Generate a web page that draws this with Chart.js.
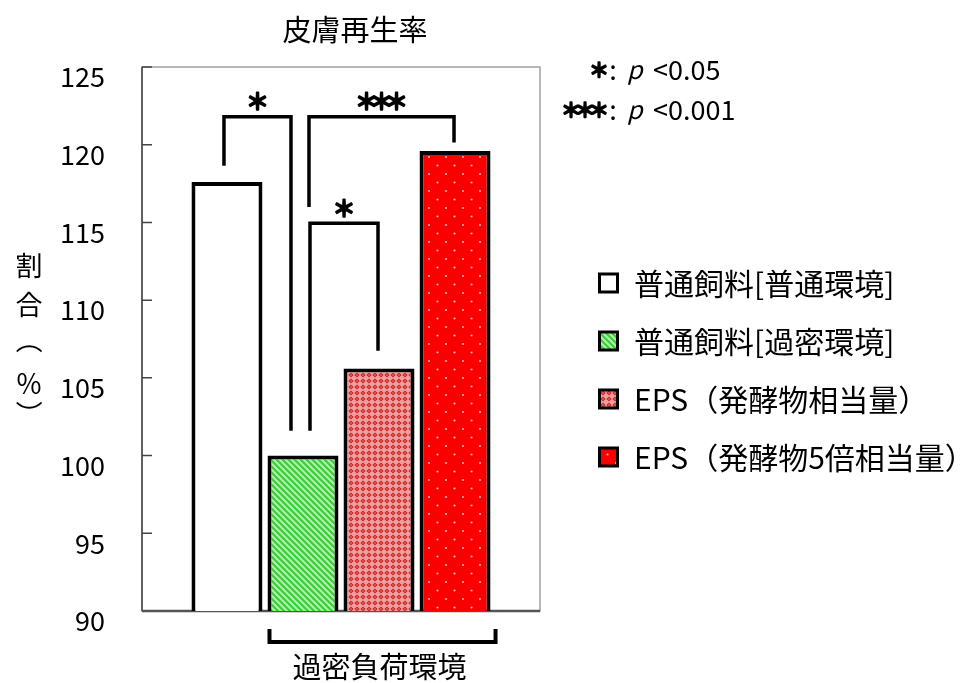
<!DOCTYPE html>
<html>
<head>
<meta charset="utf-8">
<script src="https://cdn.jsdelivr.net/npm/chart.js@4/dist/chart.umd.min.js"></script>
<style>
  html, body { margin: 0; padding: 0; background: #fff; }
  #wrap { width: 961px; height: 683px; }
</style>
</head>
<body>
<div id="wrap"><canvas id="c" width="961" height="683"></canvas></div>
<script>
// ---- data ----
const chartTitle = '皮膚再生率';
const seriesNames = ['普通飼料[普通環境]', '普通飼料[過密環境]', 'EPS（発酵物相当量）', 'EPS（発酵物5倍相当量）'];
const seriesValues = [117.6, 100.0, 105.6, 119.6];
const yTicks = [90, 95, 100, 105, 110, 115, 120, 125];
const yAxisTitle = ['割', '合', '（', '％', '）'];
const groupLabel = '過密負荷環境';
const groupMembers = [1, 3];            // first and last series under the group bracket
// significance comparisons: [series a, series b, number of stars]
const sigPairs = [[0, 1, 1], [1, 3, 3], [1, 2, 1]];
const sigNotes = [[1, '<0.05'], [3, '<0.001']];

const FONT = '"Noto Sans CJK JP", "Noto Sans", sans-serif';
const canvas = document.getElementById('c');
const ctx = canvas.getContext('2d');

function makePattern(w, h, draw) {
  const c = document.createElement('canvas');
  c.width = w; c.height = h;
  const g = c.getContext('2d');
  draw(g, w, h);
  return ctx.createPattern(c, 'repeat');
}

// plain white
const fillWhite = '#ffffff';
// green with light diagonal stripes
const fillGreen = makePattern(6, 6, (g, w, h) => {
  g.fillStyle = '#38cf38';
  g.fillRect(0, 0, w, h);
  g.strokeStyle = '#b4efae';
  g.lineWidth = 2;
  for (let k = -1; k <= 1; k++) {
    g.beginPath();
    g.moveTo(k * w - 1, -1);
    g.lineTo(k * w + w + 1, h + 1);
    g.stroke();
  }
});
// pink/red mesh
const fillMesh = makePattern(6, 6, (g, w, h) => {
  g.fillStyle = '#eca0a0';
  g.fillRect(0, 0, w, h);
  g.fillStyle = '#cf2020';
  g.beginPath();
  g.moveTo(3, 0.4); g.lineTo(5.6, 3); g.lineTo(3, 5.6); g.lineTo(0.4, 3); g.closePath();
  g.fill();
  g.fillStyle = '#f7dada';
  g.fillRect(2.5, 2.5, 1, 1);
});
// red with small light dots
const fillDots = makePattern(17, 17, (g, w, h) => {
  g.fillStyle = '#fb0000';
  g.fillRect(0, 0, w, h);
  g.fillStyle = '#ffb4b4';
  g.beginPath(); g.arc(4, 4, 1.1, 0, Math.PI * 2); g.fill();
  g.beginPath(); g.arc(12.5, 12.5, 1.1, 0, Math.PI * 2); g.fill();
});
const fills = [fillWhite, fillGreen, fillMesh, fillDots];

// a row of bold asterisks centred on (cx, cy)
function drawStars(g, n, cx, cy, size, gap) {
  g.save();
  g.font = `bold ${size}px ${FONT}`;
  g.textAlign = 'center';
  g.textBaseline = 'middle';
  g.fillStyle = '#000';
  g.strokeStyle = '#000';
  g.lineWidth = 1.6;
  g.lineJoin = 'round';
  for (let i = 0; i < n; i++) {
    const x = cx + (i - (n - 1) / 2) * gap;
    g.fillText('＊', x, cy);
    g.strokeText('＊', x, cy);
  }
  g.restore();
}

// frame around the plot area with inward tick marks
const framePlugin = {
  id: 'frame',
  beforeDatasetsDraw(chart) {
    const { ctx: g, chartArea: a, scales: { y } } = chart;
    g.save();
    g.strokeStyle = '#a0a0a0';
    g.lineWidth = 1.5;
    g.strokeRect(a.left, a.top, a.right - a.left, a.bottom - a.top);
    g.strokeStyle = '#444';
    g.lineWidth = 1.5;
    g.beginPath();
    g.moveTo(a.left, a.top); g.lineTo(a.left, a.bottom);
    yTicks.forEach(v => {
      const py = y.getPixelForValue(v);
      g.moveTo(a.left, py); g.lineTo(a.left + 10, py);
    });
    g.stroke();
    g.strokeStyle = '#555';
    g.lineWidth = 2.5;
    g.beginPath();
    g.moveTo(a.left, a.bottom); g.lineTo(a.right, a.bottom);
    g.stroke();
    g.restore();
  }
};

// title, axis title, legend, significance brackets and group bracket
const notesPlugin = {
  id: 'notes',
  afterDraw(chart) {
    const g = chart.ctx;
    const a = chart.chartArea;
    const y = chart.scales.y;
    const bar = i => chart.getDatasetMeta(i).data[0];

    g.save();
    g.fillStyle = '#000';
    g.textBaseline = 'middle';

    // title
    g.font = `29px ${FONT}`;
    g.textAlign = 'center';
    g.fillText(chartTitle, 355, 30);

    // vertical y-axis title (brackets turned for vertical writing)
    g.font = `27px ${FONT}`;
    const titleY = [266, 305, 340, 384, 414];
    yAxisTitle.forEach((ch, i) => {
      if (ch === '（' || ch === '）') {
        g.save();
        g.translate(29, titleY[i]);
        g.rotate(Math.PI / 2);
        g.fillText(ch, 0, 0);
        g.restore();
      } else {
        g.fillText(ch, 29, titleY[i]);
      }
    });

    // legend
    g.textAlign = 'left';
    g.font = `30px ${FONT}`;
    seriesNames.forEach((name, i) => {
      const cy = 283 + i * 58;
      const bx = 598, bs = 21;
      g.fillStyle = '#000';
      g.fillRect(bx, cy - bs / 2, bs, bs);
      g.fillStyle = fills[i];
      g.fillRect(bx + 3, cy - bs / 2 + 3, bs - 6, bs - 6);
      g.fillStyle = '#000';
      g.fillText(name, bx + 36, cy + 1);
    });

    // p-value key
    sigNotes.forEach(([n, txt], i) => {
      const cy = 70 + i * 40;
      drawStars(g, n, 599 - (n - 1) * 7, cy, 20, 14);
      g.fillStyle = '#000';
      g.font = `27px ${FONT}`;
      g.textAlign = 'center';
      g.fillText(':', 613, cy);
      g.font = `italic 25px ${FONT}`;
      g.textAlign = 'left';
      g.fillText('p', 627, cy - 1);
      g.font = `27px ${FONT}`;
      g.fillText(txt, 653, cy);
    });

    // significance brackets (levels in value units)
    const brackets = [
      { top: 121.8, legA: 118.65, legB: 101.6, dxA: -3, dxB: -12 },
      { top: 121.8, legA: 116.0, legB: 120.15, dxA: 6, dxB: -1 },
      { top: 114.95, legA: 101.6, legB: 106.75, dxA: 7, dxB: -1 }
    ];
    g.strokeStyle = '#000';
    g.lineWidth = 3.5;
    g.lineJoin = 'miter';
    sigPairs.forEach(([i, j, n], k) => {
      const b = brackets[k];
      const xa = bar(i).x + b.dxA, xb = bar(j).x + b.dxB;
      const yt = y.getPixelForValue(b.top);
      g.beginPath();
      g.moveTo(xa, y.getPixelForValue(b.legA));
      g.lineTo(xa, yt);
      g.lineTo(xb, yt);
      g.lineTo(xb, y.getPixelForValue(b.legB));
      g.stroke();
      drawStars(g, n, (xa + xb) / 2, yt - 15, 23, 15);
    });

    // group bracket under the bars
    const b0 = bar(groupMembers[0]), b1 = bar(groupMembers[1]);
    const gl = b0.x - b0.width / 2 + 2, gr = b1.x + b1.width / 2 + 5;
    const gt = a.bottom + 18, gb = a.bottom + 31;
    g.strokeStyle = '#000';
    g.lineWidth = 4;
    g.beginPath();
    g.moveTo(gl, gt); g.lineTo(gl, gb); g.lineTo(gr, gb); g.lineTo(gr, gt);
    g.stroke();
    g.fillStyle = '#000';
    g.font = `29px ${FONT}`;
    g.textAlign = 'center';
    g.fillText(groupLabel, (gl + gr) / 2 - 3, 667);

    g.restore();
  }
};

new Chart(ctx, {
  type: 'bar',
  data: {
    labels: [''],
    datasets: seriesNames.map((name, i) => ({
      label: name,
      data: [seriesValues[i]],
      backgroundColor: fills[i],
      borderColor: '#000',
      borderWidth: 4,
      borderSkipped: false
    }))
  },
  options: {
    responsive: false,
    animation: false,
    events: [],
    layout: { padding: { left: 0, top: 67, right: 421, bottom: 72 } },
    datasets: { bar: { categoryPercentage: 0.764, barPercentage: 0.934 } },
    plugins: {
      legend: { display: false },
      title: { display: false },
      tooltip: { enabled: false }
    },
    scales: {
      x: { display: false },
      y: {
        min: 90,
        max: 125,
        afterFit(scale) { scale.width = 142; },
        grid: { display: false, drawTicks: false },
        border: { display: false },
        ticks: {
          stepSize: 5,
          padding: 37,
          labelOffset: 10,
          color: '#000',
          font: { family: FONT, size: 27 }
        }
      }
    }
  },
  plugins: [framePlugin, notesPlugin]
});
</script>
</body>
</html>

▶ Task to complete:
Print, exactly as written, the lines above from the first one to the one containing "const sigNotes = [[1, '<0.05'], [3, '<0.001']];". Leave out pictures.

▶ Written response:
Generate a web page that draws this with Chart.js.
<!DOCTYPE html>
<html>
<head>
<meta charset="utf-8">
<script src="https://cdn.jsdelivr.net/npm/chart.js@4/dist/chart.umd.min.js"></script>
<style>
  html, body { margin: 0; padding: 0; background: #fff; }
  #wrap { width: 961px; height: 683px; }
</style>
</head>
<body>
<div id="wrap"><canvas id="c" width="961" height="683"></canvas></div>
<script>
// ---- data ----
const chartTitle = '皮膚再生率';
const seriesNames = ['普通飼料[普通環境]', '普通飼料[過密環境]', 'EPS（発酵物相当量）', 'EPS（発酵物5倍相当量）'];
const seriesValues = [117.6, 100.0, 105.6, 119.6];
const yTicks = [90, 95, 100, 105, 110, 115, 120, 125];
const yAxisTitle = ['割', '合', '（', '％', '）'];
const groupLabel = '過密負荷環境';
const groupMembers = [1, 3];            // first and last series under the group bracket
// significance comparisons: [series a, series b, number of stars]
const sigPairs = [[0, 1, 1], [1, 3, 3], [1, 2, 1]];
const sigNotes = [[1, '<0.05'], [3, '<0.001']];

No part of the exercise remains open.